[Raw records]
◆ ◆ ◆ ◆

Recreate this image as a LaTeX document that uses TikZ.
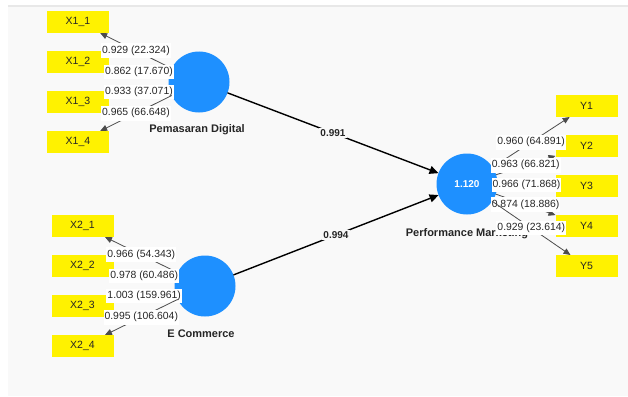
\documentclass[tikz,border=0pt]{standalone}
\usepackage{fontspec}
\setmainfont{Liberation Sans}
\usetikzlibrary{arrows.meta}
\definecolor{lvblue}{RGB}{30,144,255}
\definecolor{panelgray}{RGB}{249,249,249}
\definecolor{rimgray}{RGB}{232,232,232}
\begin{document}
\begin{tikzpicture}[x=1pt, y=-1pt,
            latent/.style={circle, fill=lvblue, minimum size=61pt, inner sep=0pt, outer sep=0pt, text=white, font=\fontsize{10}{12}\selectfont\bfseries},
            indicator/.style={rectangle, fill=yellow, minimum width=62pt, minimum height=22pt, inner sep=0pt, outer sep=0pt, text=black!85, font=\fontsize{10.5}{12}\selectfont},
            lvname/.style={text=black!85, font=\fontsize{11}{13}\selectfont\bfseries},
            loading/.style={draw=black!70, line width=0.8pt, -{Triangle[length=7pt,width=6pt]}},
            pathline/.style={draw=black, line width=1.4pt, -{Triangle[length=9pt,width=8pt]}},
            weight/.style={fill=white, inner xsep=1pt, inner ysep=2.5pt, text=black!85, font=\fontsize{10.4}{12}\selectfont},
            coef/.style={fill=panelgray, inner sep=1pt, text=black!85, font=\fontsize{10}{12}\selectfont\bfseries},
        ]
    \useasboundingbox[fill=white] (0,0) rectangle (628,396);
    \fill[panelgray] (8,6) rectangle (628,396);
    \draw[rimgray, line width=2pt] (8,6) -- (628,6);

    \node[latent](pd) at (199,82) {};
    \node[latent](ec) at (205,286) {};
    \node[latent](pm) at (467,184) {1.120};
    \node[lvname](pdname) at (197,130) {Pemasaran Digital};
    \node[lvname](ecname) at (201,334) {E Commerce};
    \node[lvname](pmname) at (467,234) {Performance Marketing};

    \node[indicator](x11) at (78,22) {X1\_1};
    \node[indicator](x12) at (78,62) {X1\_2};
    \node[indicator](x13) at (78,102) {X1\_3};
    \node[indicator](x14) at (78,142) {X1\_4};
    \node[indicator](x21) at (82.5,226) {X2\_1};
    \node[indicator](x22) at (82.5,266) {X2\_2};
    \node[indicator](x23) at (82.5,306) {X2\_3};
    \node[indicator](x24) at (82.5,346) {X2\_4};
    \node[indicator](y1) at (586.5,106) {Y1};
    \node[indicator](y2) at (586.5,146) {Y2};
    \node[indicator](y3) at (586.5,186) {Y3};
    \node[indicator](y4) at (586.5,226) {Y4};
    \node[indicator](y5) at (586.5,266) {Y5};

    \draw[pathline] (pd) -- node[coef]{0.991} (pm);
    \draw[pathline] (ec) -- node[coef]{0.994} (pm);

    \draw[loading] (pd) -- node[weight]{0.929 (22.324)} (x11);
    \draw[loading] (pd) -- node[weight]{0.862 (17.670)} (x12);
    \draw[loading] (pd) -- node[weight]{0.933 (37.071)} (x13);
    \draw[loading] (pd) -- node[weight]{0.965 (66.648)} (x14);
    \draw[loading] (ec) -- node[weight]{0.966 (54.343)} (x21);
    \draw[loading] (ec) -- node[weight]{0.978 (60.486)} (x22);
    \draw[loading] (ec) -- node[weight]{1.003 (159.961)} (x23);
    \draw[loading] (ec) -- node[weight]{0.995 (106.604)} (x24);
    \draw[loading] (pm) -- node[weight]{0.960 (64.891)} (y1);
    \draw[loading] (pm) -- node[weight]{0.963 (66.821)} (y2);
    \draw[loading] (pm) -- node[weight]{0.966 (71.868)} (y3);
    \draw[loading] (pm) -- node[weight]{0.874 (18.886)} (y4);
    \draw[loading] (pm) -- node[weight]{0.929 (23.614)} (y5);
\end{tikzpicture}
\end{document}
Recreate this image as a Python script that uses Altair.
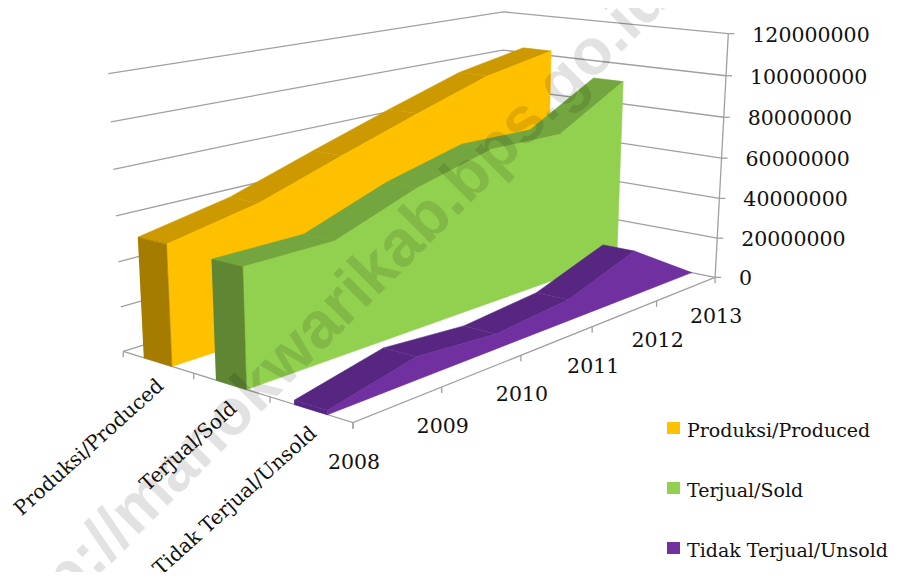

◆ ◆ ◆ ◆

_What this task involves_. Reproduce all the records verbatim, excluding images.

_Response to this exercise_.
Recreate this image as a LaTeX document that uses TikZ.
\documentclass[tikz,border=0pt]{standalone}
\usepackage{fontspec}
\setmainfont{Liberation Sans}
\usetikzlibrary{arrows.meta}
\definecolor{lvblue}{RGB}{30,144,255}
\definecolor{panelgray}{RGB}{249,249,249}
\definecolor{rimgray}{RGB}{232,232,232}
\begin{document}
\begin{tikzpicture}[x=1pt, y=-1pt,
            latent/.style={circle, fill=lvblue, minimum size=61pt, inner sep=0pt, outer sep=0pt, text=white, font=\fontsize{10}{12}\selectfont\bfseries},
            indicator/.style={rectangle, fill=yellow, minimum width=62pt, minimum height=22pt, inner sep=0pt, outer sep=0pt, text=black!85, font=\fontsize{10.5}{12}\selectfont},
            lvname/.style={text=black!85, font=\fontsize{11}{13}\selectfont\bfseries},
            loading/.style={draw=black!70, line width=0.8pt, -{Triangle[length=7pt,width=6pt]}},
            pathline/.style={draw=black, line width=1.4pt, -{Triangle[length=9pt,width=8pt]}},
            weight/.style={fill=white, inner xsep=1pt, inner ysep=2.5pt, text=black!85, font=\fontsize{10.4}{12}\selectfont},
            coef/.style={fill=panelgray, inner sep=1pt, text=black!85, font=\fontsize{10}{12}\selectfont\bfseries},
        ]
    \useasboundingbox[fill=white] (0,0) rectangle (628,396);
    \fill[panelgray] (8,6) rectangle (628,396);
    \draw[rimgray, line width=2pt] (8,6) -- (628,6);

    \node[latent](pd) at (199,82) {};
    \node[latent](ec) at (205,286) {};
    \node[latent](pm) at (467,184) {1.120};
    \node[lvname](pdname) at (197,130) {Pemasaran Digital};
    \node[lvname](ecname) at (201,334) {E Commerce};
    \node[lvname](pmname) at (467,234) {Performance Marketing};

    \node[indicator](x11) at (78,22) {X1\_1};
    \node[indicator](x12) at (78,62) {X1\_2};
    \node[indicator](x13) at (78,102) {X1\_3};
    \node[indicator](x14) at (78,142) {X1\_4};
    \node[indicator](x21) at (82.5,226) {X2\_1};
    \node[indicator](x22) at (82.5,266) {X2\_2};
    \node[indicator](x23) at (82.5,306) {X2\_3};
    \node[indicator](x24) at (82.5,346) {X2\_4};
    \node[indicator](y1) at (586.5,106) {Y1};
    \node[indicator](y2) at (586.5,146) {Y2};
    \node[indicator](y3) at (586.5,186) {Y3};
    \node[indicator](y4) at (586.5,226) {Y4};
    \node[indicator](y5) at (586.5,266) {Y5};

    \draw[pathline] (pd) -- node[coef]{0.991} (pm);
    \draw[pathline] (ec) -- node[coef]{0.994} (pm);

    \draw[loading] (pd) -- node[weight]{0.929 (22.324)} (x11);
    \draw[loading] (pd) -- node[weight]{0.862 (17.670)} (x12);
    \draw[loading] (pd) -- node[weight]{0.933 (37.071)} (x13);
    \draw[loading] (pd) -- node[weight]{0.965 (66.648)} (x14);
    \draw[loading] (ec) -- node[weight]{0.966 (54.343)} (x21);
    \draw[loading] (ec) -- node[weight]{0.978 (60.486)} (x22);
    \draw[loading] (ec) -- node[weight]{1.003 (159.961)} (x23);
    \draw[loading] (ec) -- node[weight]{0.995 (106.604)} (x24);
    \draw[loading] (pm) -- node[weight]{0.960 (64.891)} (y1);
    \draw[loading] (pm) -- node[weight]{0.963 (66.821)} (y2);
    \draw[loading] (pm) -- node[weight]{0.966 (71.868)} (y3);
    \draw[loading] (pm) -- node[weight]{0.874 (18.886)} (y4);
    \draw[loading] (pm) -- node[weight]{0.929 (23.614)} (y5);
\end{tikzpicture}
\end{document}
Recreate this image as a Python script that uses Altair.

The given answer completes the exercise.